> Instructions to follow
Retype word for word the first line of the listing and each line after it up to the line with "const binWidth = 0.1;", with the pictures taken out.

---- Supplied information

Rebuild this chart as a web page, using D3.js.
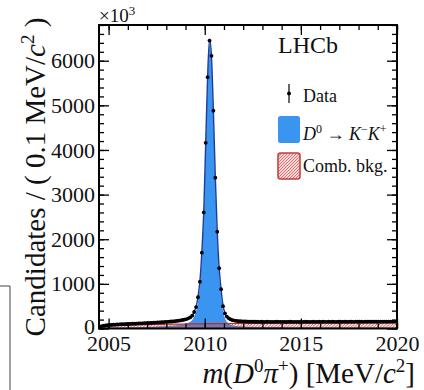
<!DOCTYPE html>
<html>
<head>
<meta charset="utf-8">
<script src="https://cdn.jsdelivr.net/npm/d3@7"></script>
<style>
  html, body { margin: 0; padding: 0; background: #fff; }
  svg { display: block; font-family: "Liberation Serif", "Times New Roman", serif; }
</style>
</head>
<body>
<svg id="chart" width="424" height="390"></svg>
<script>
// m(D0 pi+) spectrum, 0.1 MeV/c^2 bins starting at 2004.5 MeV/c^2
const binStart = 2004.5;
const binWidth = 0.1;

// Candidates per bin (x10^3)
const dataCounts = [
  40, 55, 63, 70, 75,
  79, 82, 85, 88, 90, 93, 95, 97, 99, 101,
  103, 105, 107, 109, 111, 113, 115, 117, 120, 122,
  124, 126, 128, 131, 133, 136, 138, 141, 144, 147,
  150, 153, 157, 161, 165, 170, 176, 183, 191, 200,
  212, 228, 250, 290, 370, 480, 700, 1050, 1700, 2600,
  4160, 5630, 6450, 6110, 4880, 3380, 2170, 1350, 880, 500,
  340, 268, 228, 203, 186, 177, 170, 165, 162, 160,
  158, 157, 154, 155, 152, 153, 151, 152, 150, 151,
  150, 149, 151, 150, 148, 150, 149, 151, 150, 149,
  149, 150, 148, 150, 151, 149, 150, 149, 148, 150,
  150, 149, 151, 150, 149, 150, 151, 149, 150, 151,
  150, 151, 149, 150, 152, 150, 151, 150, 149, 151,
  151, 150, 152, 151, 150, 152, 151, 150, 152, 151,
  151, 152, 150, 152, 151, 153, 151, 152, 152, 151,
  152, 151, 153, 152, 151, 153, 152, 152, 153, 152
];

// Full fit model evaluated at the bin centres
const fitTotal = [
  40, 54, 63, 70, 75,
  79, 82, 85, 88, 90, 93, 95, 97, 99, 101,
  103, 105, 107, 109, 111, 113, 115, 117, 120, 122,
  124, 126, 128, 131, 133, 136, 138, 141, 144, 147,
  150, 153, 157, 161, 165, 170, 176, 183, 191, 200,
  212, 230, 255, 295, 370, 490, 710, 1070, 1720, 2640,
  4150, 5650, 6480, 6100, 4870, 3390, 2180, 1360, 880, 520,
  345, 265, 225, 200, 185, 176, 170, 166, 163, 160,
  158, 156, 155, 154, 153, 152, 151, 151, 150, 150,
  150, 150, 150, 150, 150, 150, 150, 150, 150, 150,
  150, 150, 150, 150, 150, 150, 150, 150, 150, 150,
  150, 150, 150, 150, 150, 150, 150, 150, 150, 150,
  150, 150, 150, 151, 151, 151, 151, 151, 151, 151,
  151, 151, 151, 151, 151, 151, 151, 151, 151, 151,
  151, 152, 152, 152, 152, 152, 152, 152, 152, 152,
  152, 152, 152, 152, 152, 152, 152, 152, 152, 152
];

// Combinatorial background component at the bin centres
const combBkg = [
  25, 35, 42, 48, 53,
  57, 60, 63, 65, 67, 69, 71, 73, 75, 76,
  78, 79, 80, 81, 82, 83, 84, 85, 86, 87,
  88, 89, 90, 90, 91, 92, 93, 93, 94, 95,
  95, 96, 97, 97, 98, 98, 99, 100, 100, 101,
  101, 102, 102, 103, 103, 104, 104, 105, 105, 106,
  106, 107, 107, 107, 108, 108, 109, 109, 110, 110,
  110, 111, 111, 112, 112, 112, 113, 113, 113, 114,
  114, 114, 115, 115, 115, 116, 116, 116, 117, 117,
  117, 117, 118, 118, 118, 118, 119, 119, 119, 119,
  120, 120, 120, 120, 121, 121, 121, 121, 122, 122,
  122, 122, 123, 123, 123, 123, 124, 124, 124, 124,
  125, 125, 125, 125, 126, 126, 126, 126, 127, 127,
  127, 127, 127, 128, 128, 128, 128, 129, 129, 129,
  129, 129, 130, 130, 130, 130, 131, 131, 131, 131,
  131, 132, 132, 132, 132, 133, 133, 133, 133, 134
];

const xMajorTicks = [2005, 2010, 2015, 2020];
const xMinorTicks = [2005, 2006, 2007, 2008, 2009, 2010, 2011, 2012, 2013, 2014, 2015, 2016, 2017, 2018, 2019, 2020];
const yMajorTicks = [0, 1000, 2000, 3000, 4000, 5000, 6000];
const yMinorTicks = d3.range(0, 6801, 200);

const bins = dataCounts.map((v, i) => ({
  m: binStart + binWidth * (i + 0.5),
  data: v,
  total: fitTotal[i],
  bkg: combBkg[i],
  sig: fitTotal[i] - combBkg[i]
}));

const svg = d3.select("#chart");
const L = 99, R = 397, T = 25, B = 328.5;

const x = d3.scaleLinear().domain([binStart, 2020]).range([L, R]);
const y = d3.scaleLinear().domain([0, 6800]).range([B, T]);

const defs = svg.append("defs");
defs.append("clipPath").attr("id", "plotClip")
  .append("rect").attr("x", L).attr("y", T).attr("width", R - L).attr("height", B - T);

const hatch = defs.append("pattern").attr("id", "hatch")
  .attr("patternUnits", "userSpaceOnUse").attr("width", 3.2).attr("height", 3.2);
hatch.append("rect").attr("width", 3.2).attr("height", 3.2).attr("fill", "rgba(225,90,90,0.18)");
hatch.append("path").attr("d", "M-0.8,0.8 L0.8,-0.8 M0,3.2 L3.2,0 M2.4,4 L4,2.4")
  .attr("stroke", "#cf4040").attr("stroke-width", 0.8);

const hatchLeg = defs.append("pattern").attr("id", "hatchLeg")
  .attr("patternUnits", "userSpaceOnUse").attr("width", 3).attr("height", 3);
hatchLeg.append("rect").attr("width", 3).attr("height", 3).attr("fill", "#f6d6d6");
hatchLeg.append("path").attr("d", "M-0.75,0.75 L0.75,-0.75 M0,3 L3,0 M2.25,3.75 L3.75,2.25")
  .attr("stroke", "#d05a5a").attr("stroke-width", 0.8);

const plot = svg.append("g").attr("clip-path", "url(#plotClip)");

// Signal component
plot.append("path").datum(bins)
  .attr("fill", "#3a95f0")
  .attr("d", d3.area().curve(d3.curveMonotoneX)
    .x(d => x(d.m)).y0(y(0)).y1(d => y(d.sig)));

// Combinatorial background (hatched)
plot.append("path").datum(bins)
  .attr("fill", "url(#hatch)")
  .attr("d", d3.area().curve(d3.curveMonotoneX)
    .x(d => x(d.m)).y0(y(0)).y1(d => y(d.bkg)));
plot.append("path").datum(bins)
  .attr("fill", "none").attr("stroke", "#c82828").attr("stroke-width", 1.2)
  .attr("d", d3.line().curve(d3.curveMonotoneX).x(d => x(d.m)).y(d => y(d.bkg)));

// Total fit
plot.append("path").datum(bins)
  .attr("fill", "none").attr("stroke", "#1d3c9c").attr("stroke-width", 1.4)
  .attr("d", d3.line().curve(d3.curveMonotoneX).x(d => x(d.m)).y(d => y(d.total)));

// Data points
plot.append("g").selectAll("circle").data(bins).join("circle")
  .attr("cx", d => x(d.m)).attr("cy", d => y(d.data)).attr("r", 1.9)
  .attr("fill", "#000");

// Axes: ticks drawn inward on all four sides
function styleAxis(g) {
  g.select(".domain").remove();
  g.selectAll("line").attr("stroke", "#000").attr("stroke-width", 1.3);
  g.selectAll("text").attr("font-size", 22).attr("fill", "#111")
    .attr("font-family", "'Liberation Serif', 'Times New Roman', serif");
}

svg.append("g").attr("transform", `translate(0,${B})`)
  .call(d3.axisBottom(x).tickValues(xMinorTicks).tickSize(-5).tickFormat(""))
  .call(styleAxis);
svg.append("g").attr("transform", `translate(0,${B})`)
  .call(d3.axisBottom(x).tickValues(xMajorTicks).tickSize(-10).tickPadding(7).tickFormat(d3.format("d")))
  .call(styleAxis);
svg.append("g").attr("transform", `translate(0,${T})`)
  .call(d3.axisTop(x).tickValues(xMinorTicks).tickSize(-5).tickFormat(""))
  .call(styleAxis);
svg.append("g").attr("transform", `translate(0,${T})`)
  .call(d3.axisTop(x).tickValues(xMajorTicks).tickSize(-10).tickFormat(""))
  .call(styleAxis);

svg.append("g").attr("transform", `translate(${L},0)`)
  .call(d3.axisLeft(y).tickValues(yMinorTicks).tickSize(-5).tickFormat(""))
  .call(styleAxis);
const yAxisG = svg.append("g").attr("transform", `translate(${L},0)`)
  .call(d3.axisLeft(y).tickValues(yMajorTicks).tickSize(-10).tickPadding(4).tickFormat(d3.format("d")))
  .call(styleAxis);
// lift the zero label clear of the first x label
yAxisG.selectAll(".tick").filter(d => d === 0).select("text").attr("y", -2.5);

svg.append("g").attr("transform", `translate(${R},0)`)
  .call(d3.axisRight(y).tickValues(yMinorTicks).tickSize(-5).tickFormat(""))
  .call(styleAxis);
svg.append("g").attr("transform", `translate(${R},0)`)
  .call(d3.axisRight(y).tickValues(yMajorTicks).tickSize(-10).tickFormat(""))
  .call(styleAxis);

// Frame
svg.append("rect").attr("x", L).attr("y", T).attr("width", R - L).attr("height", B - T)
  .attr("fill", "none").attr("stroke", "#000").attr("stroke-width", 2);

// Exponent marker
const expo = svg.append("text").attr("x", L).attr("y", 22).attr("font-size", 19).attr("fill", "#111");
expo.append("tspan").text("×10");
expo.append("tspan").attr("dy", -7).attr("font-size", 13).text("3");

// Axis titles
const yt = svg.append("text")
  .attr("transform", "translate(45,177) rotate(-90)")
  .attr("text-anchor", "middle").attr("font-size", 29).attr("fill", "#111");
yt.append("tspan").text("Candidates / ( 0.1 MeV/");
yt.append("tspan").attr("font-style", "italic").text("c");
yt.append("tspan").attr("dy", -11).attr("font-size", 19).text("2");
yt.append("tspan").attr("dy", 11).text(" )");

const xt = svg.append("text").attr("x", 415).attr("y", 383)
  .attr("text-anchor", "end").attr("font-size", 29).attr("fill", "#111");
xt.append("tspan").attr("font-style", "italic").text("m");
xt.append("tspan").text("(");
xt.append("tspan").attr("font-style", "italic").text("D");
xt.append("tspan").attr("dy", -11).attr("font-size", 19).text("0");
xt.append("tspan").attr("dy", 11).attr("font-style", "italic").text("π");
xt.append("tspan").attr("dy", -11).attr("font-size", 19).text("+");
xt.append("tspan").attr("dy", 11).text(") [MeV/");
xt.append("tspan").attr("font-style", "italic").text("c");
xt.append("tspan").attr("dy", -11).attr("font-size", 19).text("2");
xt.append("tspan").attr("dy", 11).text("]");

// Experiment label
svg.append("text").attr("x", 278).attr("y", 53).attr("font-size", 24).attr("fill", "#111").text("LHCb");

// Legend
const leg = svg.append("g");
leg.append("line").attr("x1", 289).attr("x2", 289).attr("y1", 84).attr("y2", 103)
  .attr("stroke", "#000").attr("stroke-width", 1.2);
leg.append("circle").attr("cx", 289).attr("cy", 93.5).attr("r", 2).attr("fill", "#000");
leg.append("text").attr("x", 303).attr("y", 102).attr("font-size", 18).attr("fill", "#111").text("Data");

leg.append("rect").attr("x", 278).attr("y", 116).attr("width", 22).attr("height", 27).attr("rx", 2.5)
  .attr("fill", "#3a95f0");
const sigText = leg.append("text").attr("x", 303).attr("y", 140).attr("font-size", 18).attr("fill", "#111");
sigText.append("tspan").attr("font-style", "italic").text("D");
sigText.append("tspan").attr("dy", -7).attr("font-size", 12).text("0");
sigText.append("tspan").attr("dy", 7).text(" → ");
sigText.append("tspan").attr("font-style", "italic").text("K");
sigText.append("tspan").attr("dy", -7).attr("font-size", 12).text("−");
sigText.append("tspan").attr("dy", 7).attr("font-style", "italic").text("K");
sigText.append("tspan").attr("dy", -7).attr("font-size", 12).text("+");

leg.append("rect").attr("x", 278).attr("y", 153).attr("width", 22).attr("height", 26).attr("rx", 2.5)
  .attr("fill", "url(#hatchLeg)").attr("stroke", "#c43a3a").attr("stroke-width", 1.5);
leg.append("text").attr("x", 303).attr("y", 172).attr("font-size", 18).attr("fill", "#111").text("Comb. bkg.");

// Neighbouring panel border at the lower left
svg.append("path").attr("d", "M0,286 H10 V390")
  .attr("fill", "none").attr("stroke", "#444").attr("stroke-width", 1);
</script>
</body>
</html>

--------

> Answer below
Rebuild this chart as a web page, using D3.js.
<!DOCTYPE html>
<html>
<head>
<meta charset="utf-8">
<script src="https://cdn.jsdelivr.net/npm/d3@7"></script>
<style>
  html, body { margin: 0; padding: 0; background: #fff; }
  svg { display: block; font-family: "Liberation Serif", "Times New Roman", serif; }
</style>
</head>
<body>
<svg id="chart" width="424" height="390"></svg>
<script>
// m(D0 pi+) spectrum, 0.1 MeV/c^2 bins starting at 2004.5 MeV/c^2
const binStart = 2004.5;
const binWidth = 0.1;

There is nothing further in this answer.